- EXERCISE:
Repeat the entries that follow verbatim, without any of their pictures.

── RECORDS ──

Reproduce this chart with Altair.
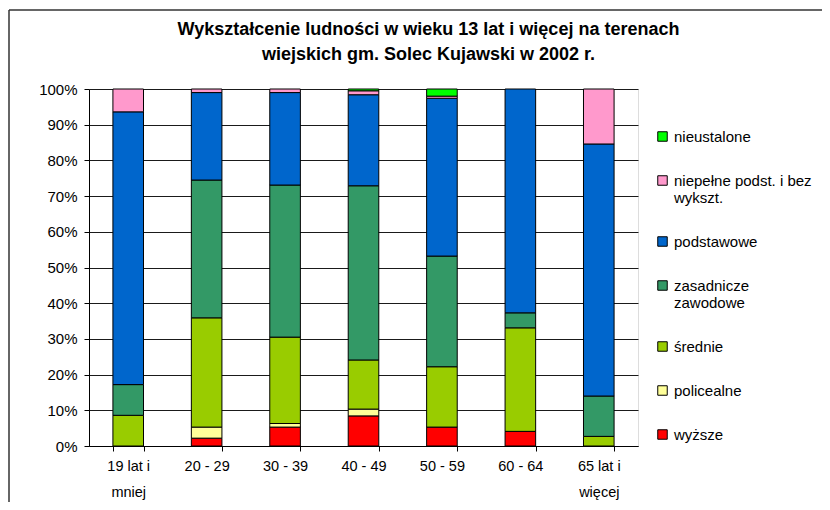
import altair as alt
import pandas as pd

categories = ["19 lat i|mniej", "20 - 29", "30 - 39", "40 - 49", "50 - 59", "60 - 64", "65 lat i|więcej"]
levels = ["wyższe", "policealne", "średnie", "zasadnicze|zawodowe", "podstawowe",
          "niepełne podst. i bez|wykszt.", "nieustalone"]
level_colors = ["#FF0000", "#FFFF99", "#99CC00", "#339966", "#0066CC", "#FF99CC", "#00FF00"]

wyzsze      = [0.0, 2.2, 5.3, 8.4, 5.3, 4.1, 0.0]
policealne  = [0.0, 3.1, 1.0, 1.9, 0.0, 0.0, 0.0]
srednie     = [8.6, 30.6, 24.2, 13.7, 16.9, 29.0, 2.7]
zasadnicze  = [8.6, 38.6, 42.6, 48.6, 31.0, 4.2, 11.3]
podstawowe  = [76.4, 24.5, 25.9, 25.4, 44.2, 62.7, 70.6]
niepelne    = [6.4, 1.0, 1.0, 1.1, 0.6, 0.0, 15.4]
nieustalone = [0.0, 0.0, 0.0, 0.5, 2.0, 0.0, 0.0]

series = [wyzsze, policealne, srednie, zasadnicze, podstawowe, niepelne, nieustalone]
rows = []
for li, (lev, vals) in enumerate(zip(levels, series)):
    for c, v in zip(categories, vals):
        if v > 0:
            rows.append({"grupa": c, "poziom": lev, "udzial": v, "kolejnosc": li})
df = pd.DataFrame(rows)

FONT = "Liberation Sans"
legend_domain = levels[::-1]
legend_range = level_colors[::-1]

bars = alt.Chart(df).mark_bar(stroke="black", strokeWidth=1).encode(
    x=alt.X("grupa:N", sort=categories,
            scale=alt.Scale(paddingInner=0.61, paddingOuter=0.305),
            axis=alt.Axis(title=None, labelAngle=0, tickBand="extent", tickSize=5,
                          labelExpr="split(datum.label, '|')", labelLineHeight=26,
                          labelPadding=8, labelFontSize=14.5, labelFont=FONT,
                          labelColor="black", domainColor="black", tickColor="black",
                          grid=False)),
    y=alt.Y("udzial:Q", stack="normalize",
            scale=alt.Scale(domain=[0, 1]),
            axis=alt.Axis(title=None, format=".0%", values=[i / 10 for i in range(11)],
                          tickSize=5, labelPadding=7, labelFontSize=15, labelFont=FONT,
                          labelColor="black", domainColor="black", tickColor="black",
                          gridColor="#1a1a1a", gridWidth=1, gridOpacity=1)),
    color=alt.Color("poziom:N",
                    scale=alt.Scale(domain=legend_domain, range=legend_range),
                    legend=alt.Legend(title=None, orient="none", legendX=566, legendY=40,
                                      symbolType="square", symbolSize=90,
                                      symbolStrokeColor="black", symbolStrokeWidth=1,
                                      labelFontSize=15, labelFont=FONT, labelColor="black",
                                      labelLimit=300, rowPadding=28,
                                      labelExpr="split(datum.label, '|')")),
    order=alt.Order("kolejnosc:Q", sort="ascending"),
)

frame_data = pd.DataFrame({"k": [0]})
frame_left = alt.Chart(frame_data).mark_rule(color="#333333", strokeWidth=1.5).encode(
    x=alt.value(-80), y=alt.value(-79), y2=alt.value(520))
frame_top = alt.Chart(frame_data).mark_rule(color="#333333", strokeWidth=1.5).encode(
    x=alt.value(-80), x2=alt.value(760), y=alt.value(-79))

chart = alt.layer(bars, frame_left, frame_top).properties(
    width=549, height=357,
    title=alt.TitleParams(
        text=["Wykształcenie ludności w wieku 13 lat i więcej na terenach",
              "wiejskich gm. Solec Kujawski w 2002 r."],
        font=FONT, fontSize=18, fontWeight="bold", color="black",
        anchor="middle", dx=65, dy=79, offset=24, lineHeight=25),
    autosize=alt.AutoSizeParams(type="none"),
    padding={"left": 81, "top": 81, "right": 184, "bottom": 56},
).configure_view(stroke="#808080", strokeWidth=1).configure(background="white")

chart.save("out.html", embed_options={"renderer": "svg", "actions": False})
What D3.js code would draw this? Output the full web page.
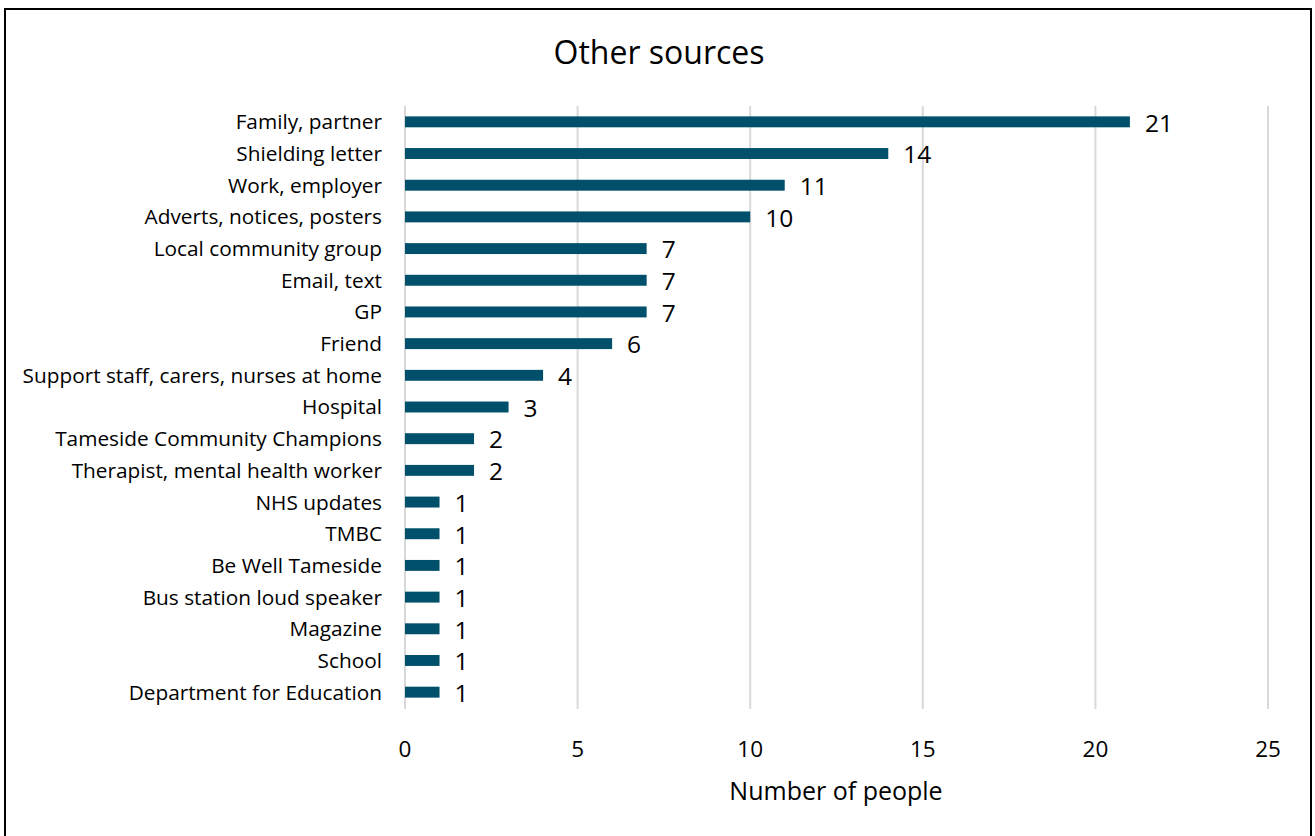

───

- WRITTEN RESPONSE:
Reproduce this chart with Altair.
import altair as alt
import pandas as pd

categories = ["19 lat i|mniej", "20 - 29", "30 - 39", "40 - 49", "50 - 59", "60 - 64", "65 lat i|więcej"]
levels = ["wyższe", "policealne", "średnie", "zasadnicze|zawodowe", "podstawowe",
          "niepełne podst. i bez|wykszt.", "nieustalone"]
level_colors = ["#FF0000", "#FFFF99", "#99CC00", "#339966", "#0066CC", "#FF99CC", "#00FF00"]

wyzsze      = [0.0, 2.2, 5.3, 8.4, 5.3, 4.1, 0.0]
policealne  = [0.0, 3.1, 1.0, 1.9, 0.0, 0.0, 0.0]
srednie     = [8.6, 30.6, 24.2, 13.7, 16.9, 29.0, 2.7]
zasadnicze  = [8.6, 38.6, 42.6, 48.6, 31.0, 4.2, 11.3]
podstawowe  = [76.4, 24.5, 25.9, 25.4, 44.2, 62.7, 70.6]
niepelne    = [6.4, 1.0, 1.0, 1.1, 0.6, 0.0, 15.4]
nieustalone = [0.0, 0.0, 0.0, 0.5, 2.0, 0.0, 0.0]

series = [wyzsze, policealne, srednie, zasadnicze, podstawowe, niepelne, nieustalone]
rows = []
for li, (lev, vals) in enumerate(zip(levels, series)):
    for c, v in zip(categories, vals):
        if v > 0:
            rows.append({"grupa": c, "poziom": lev, "udzial": v, "kolejnosc": li})
df = pd.DataFrame(rows)

FONT = "Liberation Sans"
legend_domain = levels[::-1]
legend_range = level_colors[::-1]

bars = alt.Chart(df).mark_bar(stroke="black", strokeWidth=1).encode(
    x=alt.X("grupa:N", sort=categories,
            scale=alt.Scale(paddingInner=0.61, paddingOuter=0.305),
            axis=alt.Axis(title=None, labelAngle=0, tickBand="extent", tickSize=5,
                          labelExpr="split(datum.label, '|')", labelLineHeight=26,
                          labelPadding=8, labelFontSize=14.5, labelFont=FONT,
                          labelColor="black", domainColor="black", tickColor="black",
                          grid=False)),
    y=alt.Y("udzial:Q", stack="normalize",
            scale=alt.Scale(domain=[0, 1]),
            axis=alt.Axis(title=None, format=".0%", values=[i / 10 for i in range(11)],
                          tickSize=5, labelPadding=7, labelFontSize=15, labelFont=FONT,
                          labelColor="black", domainColor="black", tickColor="black",
                          gridColor="#1a1a1a", gridWidth=1, gridOpacity=1)),
    color=alt.Color("poziom:N",
                    scale=alt.Scale(domain=legend_domain, range=legend_range),
                    legend=alt.Legend(title=None, orient="none", legendX=566, legendY=40,
                                      symbolType="square", symbolSize=90,
                                      symbolStrokeColor="black", symbolStrokeWidth=1,
                                      labelFontSize=15, labelFont=FONT, labelColor="black",
                                      labelLimit=300, rowPadding=28,
                                      labelExpr="split(datum.label, '|')")),
    order=alt.Order("kolejnosc:Q", sort="ascending"),
)

frame_data = pd.DataFrame({"k": [0]})
frame_left = alt.Chart(frame_data).mark_rule(color="#333333", strokeWidth=1.5).encode(
    x=alt.value(-80), y=alt.value(-79), y2=alt.value(520))
frame_top = alt.Chart(frame_data).mark_rule(color="#333333", strokeWidth=1.5).encode(
    x=alt.value(-80), x2=alt.value(760), y=alt.value(-79))

chart = alt.layer(bars, frame_left, frame_top).properties(
    width=549, height=357,
    title=alt.TitleParams(
        text=["Wykształcenie ludności w wieku 13 lat i więcej na terenach",
              "wiejskich gm. Solec Kujawski w 2002 r."],
        font=FONT, fontSize=18, fontWeight="bold", color="black",
        anchor="middle", dx=65, dy=79, offset=24, lineHeight=25),
    autosize=alt.AutoSizeParams(type="none"),
    padding={"left": 81, "top": 81, "right": 184, "bottom": 56},
).configure_view(stroke="#808080", strokeWidth=1).configure(background="white")

chart.save("out.html", embed_options={"renderer": "svg", "actions": False})
What D3.js code would draw this? Output the full web page.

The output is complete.